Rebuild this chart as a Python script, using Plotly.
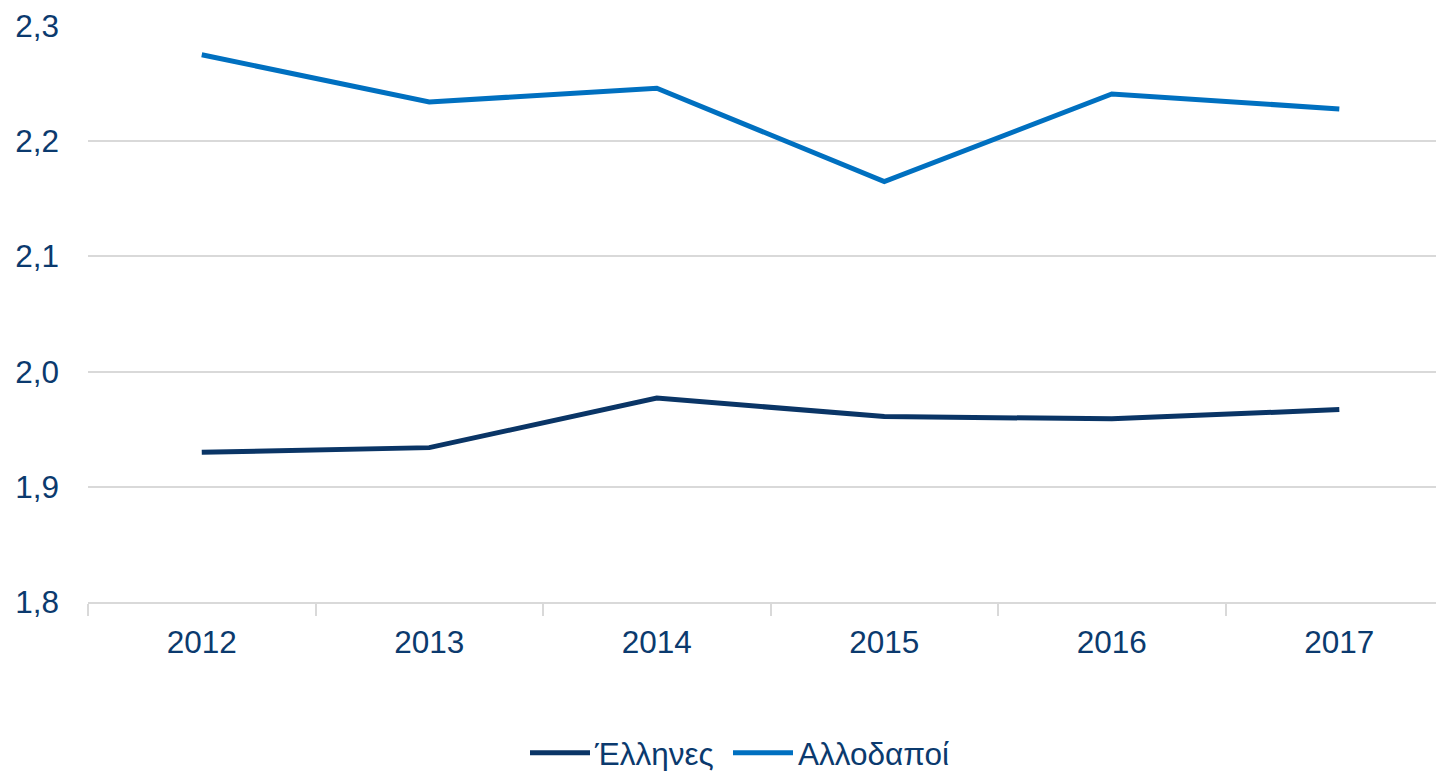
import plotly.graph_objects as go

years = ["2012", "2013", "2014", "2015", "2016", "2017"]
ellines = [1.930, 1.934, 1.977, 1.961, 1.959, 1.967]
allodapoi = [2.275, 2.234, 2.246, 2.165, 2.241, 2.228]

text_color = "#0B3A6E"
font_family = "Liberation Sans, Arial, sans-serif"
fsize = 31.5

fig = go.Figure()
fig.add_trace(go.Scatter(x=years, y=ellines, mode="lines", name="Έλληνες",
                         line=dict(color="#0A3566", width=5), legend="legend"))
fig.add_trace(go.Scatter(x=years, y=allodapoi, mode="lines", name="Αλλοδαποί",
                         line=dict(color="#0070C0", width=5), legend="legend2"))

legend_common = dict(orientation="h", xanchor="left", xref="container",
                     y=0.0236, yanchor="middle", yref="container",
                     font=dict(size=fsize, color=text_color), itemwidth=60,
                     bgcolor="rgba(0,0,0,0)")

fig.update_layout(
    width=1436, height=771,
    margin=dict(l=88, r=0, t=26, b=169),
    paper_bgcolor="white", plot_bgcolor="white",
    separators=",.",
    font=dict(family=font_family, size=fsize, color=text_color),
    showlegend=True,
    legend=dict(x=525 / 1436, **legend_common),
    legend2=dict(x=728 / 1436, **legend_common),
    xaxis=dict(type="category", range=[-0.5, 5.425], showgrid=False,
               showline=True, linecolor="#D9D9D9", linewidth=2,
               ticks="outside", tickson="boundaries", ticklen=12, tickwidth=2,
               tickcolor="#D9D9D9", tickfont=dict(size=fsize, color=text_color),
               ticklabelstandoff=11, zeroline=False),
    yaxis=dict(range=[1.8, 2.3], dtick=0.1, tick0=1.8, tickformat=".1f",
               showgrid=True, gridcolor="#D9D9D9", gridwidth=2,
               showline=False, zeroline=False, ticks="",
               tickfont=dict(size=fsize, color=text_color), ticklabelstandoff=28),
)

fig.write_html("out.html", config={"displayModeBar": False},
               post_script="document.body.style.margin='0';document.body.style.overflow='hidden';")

# [Given problem]
Repeat the material above in full and unchanged, minus its images.

# [Solution to the problem]
Rebuild this chart as a Python script, using Plotly.
import plotly.graph_objects as go

years = ["2012", "2013", "2014", "2015", "2016", "2017"]
ellines = [1.930, 1.934, 1.977, 1.961, 1.959, 1.967]
allodapoi = [2.275, 2.234, 2.246, 2.165, 2.241, 2.228]

text_color = "#0B3A6E"
font_family = "Liberation Sans, Arial, sans-serif"
fsize = 31.5

fig = go.Figure()
fig.add_trace(go.Scatter(x=years, y=ellines, mode="lines", name="Έλληνες",
                         line=dict(color="#0A3566", width=5), legend="legend"))
fig.add_trace(go.Scatter(x=years, y=allodapoi, mode="lines", name="Αλλοδαποί",
                         line=dict(color="#0070C0", width=5), legend="legend2"))

legend_common = dict(orientation="h", xanchor="left", xref="container",
                     y=0.0236, yanchor="middle", yref="container",
                     font=dict(size=fsize, color=text_color), itemwidth=60,
                     bgcolor="rgba(0,0,0,0)")

fig.update_layout(
    width=1436, height=771,
    margin=dict(l=88, r=0, t=26, b=169),
    paper_bgcolor="white", plot_bgcolor="white",
    separators=",.",
    font=dict(family=font_family, size=fsize, color=text_color),
    showlegend=True,
    legend=dict(x=525 / 1436, **legend_common),
    legend2=dict(x=728 / 1436, **legend_common),
    xaxis=dict(type="category", range=[-0.5, 5.425], showgrid=False,
               showline=True, linecolor="#D9D9D9", linewidth=2,
               ticks="outside", tickson="boundaries", ticklen=12, tickwidth=2,
               tickcolor="#D9D9D9", tickfont=dict(size=fsize, color=text_color),
               ticklabelstandoff=11, zeroline=False),
    yaxis=dict(range=[1.8, 2.3], dtick=0.1, tick0=1.8, tickformat=".1f",
               showgrid=True, gridcolor="#D9D9D9", gridwidth=2,
               showline=False, zeroline=False, ticks="",
               tickfont=dict(size=fsize, color=text_color), ticklabelstandoff=28),
)

fig.write_html("out.html", config={"displayModeBar": False},
               post_script="document.body.style.margin='0';document.body.style.overflow='hidden';")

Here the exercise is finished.